Cuando el fugitivo se entrega al ciclo de la máquina, no lo hace sólo por amor a Faustine, sino por amor al instante. Entra para conservarlo, aunque eso signifique perderse a sí mismo. Ese gesto final —tan desesperado y tan sereno— es la consagración del deseo humano de permanecer en lo que se ama, aunque ya no haya cuerpo, ni voz, ni conciencia.
Camino por la playa al anochecer. El cielo tiene el color de un metal que se enfría. A lo lejos, la figura de Faustine se disuelve en un resplandor que parece hecho de memoria. La eternidad la rodea, pero su soledad sigue intacta. Comprendo entonces que la verdadera invención de Morel no fue la máquina, sino el amor imposible: ese motor que nos empuja a cruzar los límites de lo real, aunque sepamos que lo que buscamos es sólo una sombra.

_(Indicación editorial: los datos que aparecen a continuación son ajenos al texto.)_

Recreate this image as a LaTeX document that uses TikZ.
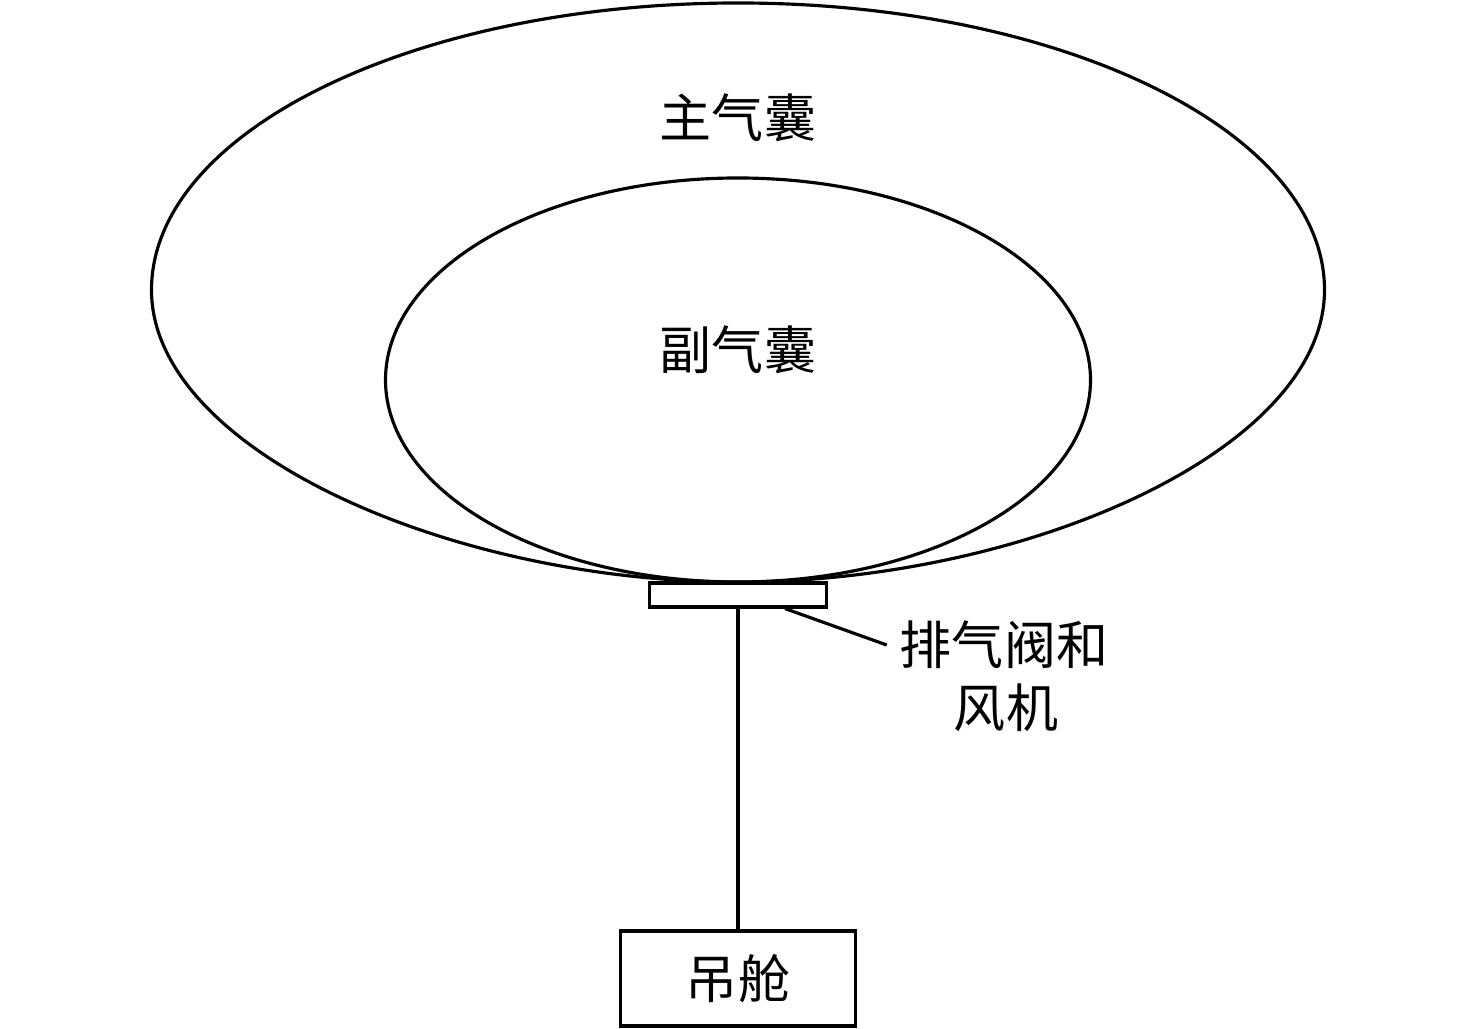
\documentclass[tikz,border=0pt]{standalone}
\usepackage{fontspec}
\setmainfont{Noto Sans CJK SC}
\tikzset{
  box/.style={draw, inner sep=0pt, minimum width=#1},
}
\begin{document}
\begin{tikzpicture}[every node/.style={font=\fontsize{14.8}{18}\selectfont}, line width=0.9pt]
   \useasboundingbox (-7.38,0) rectangle (7.38,10.28);
   % main envelope
   \draw (-5.865,7.38) arc (180:0:5.865 and 2.87)
         .. controls (5.865,5.78) and (2.88,4.46) .. (0,4.46)
         .. controls (-2.88,4.46) and (-5.865,5.78) .. (-5.865,7.38) -- cycle;
   \node (main) at (0,9.10) {主气囊};
   % ballonet
   \draw (0,6.48) ellipse (3.525 and 2.02);
   \node (sub) at (0,6.78) {副气囊};
   % valve, gondola
   \node [box=1.77cm, minimum height=0.24cm] (valve) at (0,4.33) {};
   \node [box=2.35cm, minimum height=0.95cm] (gondola) at (0,0.495) {吊舱};
   \draw (valve.south) -- (gondola.north);
   \node (lbl1) at (2.66,3.83) {排气阀和};
   \node (lbl2) at (2.68,3.20) {风机};
   \draw ([xshift=4.7mm]valve.south) -- (lbl1.west);
  \end{tikzpicture}
\end{document}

Me siento frente al mar. Cierro los ojos. Escucho el zumbido lejano de la máquina y pienso que tal vez también yo he sido grabado, que mi voz seguirá repitiendo estas palabras mientras el mundo siga girando. Si es así, que mi imagen diga esto:
“Amé lo que no podía tocar, y en ese amor encontré mi forma de existir.”
La eternidad comienza. El viajero de las palabras desaparece entre la bruma luminosa. La isla lo guarda.
Contexto de la obra
Publicada en 1940, La invención de Morel consagró a Adolfo Bioy Casares como una de las voces más singulares de la literatura argentina. Aunque en su momento fue recibida con discreción, el propio Jorge Luis Borges la proclamó como una de las narraciones perfectas de la literatura fantástica, un elogio que selló su destino como obra de culto.
La novela narra la historia de un fugitivo que llega a una isla deshabitada, donde pronto descubre la presencia enigmática de un grupo de personas que parecen vivir ajenos a su existencia. Entre ellos se encuentra Faustine, una mujer que lo obsesiona y a la que ama con una devoción imposible. Poco a poco, el narrador comprende que aquellos seres son proyecciones creadas por una máquina inventada por el misterioso Morel: una máquina capaz de registrar la realidad y reproducirla eternamente, anulando la frontera entre lo vivo y lo reproducido.
Más que una historia de ciencia ficción, La invención de Morel es una fábula metafísica sobre la inmortalidad, el deseo y la soledad, una meditación sobre el poder de la imagen y la imposibilidad del amor humano frente a la ilusión de la eternidad. Bioy anticipa, con una elegancia fría y melancólica, los dilemas contemporáneos de la identidad, la virtualidad y la copia.
En su prosa cristalina y contenida, el horror se mezcla con la belleza: la eternidad no aparece como un don, sino como una condena luminosa.